## [EXERCISE AIM]
Below are some records; give them all again exactly, but not the pictures.

○ ○ ○ ○ ○ ○ ○

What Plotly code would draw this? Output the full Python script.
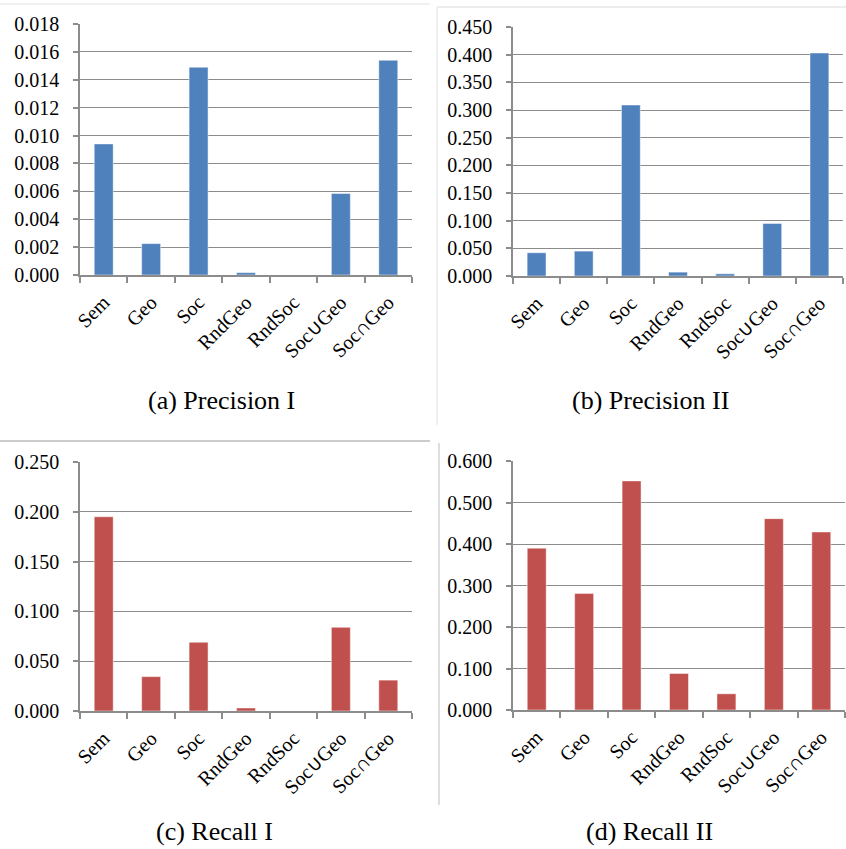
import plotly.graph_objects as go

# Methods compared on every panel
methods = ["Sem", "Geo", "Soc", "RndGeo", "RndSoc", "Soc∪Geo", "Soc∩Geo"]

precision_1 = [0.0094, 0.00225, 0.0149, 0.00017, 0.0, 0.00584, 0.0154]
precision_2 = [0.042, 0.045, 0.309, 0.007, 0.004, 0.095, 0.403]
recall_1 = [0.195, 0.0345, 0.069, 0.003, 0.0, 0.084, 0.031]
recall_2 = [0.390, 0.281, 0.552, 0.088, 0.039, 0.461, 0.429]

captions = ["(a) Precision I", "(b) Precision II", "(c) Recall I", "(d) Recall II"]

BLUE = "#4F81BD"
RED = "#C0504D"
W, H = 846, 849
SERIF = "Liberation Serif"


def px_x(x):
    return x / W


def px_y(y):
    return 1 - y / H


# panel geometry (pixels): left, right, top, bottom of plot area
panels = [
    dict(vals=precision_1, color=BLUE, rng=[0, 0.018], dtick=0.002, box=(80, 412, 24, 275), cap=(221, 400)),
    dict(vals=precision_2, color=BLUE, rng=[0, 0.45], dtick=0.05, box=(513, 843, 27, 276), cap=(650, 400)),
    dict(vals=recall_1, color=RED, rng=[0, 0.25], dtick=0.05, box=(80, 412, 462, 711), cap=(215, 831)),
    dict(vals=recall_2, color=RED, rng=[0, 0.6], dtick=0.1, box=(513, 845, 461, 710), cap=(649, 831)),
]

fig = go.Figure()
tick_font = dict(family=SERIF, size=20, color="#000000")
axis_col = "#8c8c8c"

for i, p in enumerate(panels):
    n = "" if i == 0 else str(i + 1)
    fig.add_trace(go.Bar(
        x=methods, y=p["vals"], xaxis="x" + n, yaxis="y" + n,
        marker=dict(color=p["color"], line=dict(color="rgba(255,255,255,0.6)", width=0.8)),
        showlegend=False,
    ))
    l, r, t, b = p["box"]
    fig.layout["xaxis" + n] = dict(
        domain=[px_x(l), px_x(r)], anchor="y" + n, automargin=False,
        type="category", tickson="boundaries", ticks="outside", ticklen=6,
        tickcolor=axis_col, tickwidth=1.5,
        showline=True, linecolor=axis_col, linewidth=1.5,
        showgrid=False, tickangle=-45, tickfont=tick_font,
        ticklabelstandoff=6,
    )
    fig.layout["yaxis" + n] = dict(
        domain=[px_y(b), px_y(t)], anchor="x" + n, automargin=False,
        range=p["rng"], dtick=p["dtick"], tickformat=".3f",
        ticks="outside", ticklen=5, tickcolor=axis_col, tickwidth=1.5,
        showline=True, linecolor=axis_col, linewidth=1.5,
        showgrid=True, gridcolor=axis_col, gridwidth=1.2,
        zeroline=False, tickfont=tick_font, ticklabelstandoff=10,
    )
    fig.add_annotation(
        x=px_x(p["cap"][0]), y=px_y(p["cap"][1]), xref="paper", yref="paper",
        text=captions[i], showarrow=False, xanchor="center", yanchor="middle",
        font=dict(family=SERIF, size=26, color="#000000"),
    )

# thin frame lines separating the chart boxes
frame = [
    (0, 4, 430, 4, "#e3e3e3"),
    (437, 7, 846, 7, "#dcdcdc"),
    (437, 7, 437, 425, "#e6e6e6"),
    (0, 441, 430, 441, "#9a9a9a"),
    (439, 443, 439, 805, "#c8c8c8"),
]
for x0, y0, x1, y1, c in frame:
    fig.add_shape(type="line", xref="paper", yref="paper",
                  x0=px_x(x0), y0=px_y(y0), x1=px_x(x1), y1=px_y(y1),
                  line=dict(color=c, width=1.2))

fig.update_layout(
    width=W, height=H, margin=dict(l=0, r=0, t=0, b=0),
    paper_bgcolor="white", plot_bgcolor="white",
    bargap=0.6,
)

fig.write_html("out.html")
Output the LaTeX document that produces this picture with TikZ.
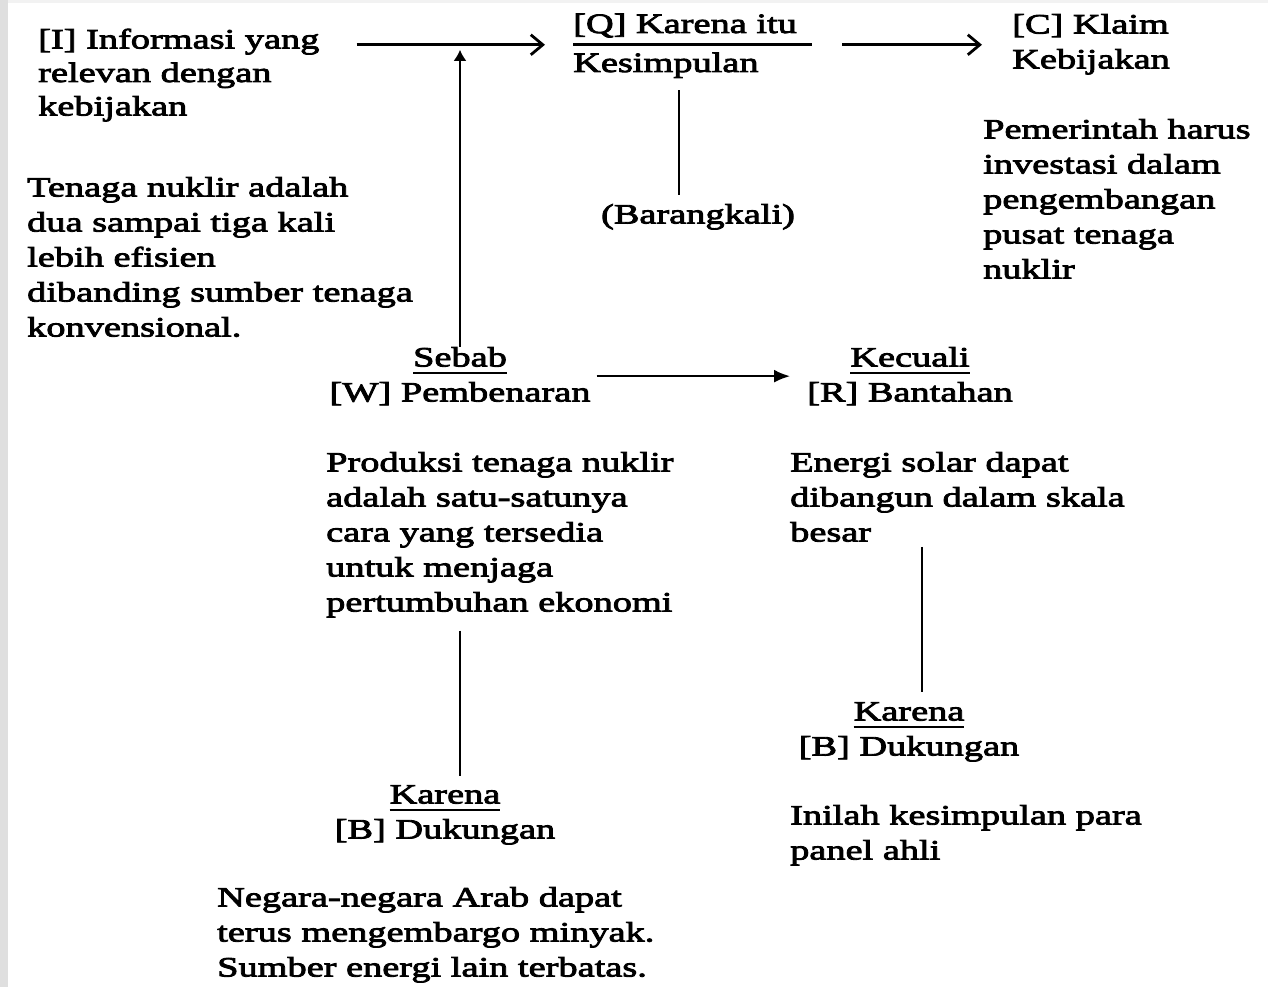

○ ○ ○ ○ ○ ○ ○

## [CORRECT OUTPUT]
What Plotly code would draw this? Output the full Python script.
import plotly.graph_objects as go

# Methods compared on every panel
methods = ["Sem", "Geo", "Soc", "RndGeo", "RndSoc", "Soc∪Geo", "Soc∩Geo"]

precision_1 = [0.0094, 0.00225, 0.0149, 0.00017, 0.0, 0.00584, 0.0154]
precision_2 = [0.042, 0.045, 0.309, 0.007, 0.004, 0.095, 0.403]
recall_1 = [0.195, 0.0345, 0.069, 0.003, 0.0, 0.084, 0.031]
recall_2 = [0.390, 0.281, 0.552, 0.088, 0.039, 0.461, 0.429]

captions = ["(a) Precision I", "(b) Precision II", "(c) Recall I", "(d) Recall II"]

BLUE = "#4F81BD"
RED = "#C0504D"
W, H = 846, 849
SERIF = "Liberation Serif"


def px_x(x):
    return x / W


def px_y(y):
    return 1 - y / H


# panel geometry (pixels): left, right, top, bottom of plot area
panels = [
    dict(vals=precision_1, color=BLUE, rng=[0, 0.018], dtick=0.002, box=(80, 412, 24, 275), cap=(221, 400)),
    dict(vals=precision_2, color=BLUE, rng=[0, 0.45], dtick=0.05, box=(513, 843, 27, 276), cap=(650, 400)),
    dict(vals=recall_1, color=RED, rng=[0, 0.25], dtick=0.05, box=(80, 412, 462, 711), cap=(215, 831)),
    dict(vals=recall_2, color=RED, rng=[0, 0.6], dtick=0.1, box=(513, 845, 461, 710), cap=(649, 831)),
]

fig = go.Figure()
tick_font = dict(family=SERIF, size=20, color="#000000")
axis_col = "#8c8c8c"

for i, p in enumerate(panels):
    n = "" if i == 0 else str(i + 1)
    fig.add_trace(go.Bar(
        x=methods, y=p["vals"], xaxis="x" + n, yaxis="y" + n,
        marker=dict(color=p["color"], line=dict(color="rgba(255,255,255,0.6)", width=0.8)),
        showlegend=False,
    ))
    l, r, t, b = p["box"]
    fig.layout["xaxis" + n] = dict(
        domain=[px_x(l), px_x(r)], anchor="y" + n, automargin=False,
        type="category", tickson="boundaries", ticks="outside", ticklen=6,
        tickcolor=axis_col, tickwidth=1.5,
        showline=True, linecolor=axis_col, linewidth=1.5,
        showgrid=False, tickangle=-45, tickfont=tick_font,
        ticklabelstandoff=6,
    )
    fig.layout["yaxis" + n] = dict(
        domain=[px_y(b), px_y(t)], anchor="x" + n, automargin=False,
        range=p["rng"], dtick=p["dtick"], tickformat=".3f",
        ticks="outside", ticklen=5, tickcolor=axis_col, tickwidth=1.5,
        showline=True, linecolor=axis_col, linewidth=1.5,
        showgrid=True, gridcolor=axis_col, gridwidth=1.2,
        zeroline=False, tickfont=tick_font, ticklabelstandoff=10,
    )
    fig.add_annotation(
        x=px_x(p["cap"][0]), y=px_y(p["cap"][1]), xref="paper", yref="paper",
        text=captions[i], showarrow=False, xanchor="center", yanchor="middle",
        font=dict(family=SERIF, size=26, color="#000000"),
    )

# thin frame lines separating the chart boxes
frame = [
    (0, 4, 430, 4, "#e3e3e3"),
    (437, 7, 846, 7, "#dcdcdc"),
    (437, 7, 437, 425, "#e6e6e6"),
    (0, 441, 430, 441, "#9a9a9a"),
    (439, 443, 439, 805, "#c8c8c8"),
]
for x0, y0, x1, y1, c in frame:
    fig.add_shape(type="line", xref="paper", yref="paper",
                  x0=px_x(x0), y0=px_y(y0), x1=px_x(x1), y1=px_y(y1),
                  line=dict(color=c, width=1.2))

fig.update_layout(
    width=W, height=H, margin=dict(l=0, r=0, t=0, b=0),
    paper_bgcolor="white", plot_bgcolor="white",
    bargap=0.6,
)

fig.write_html("out.html")
Output the LaTeX document that produces this picture with TikZ.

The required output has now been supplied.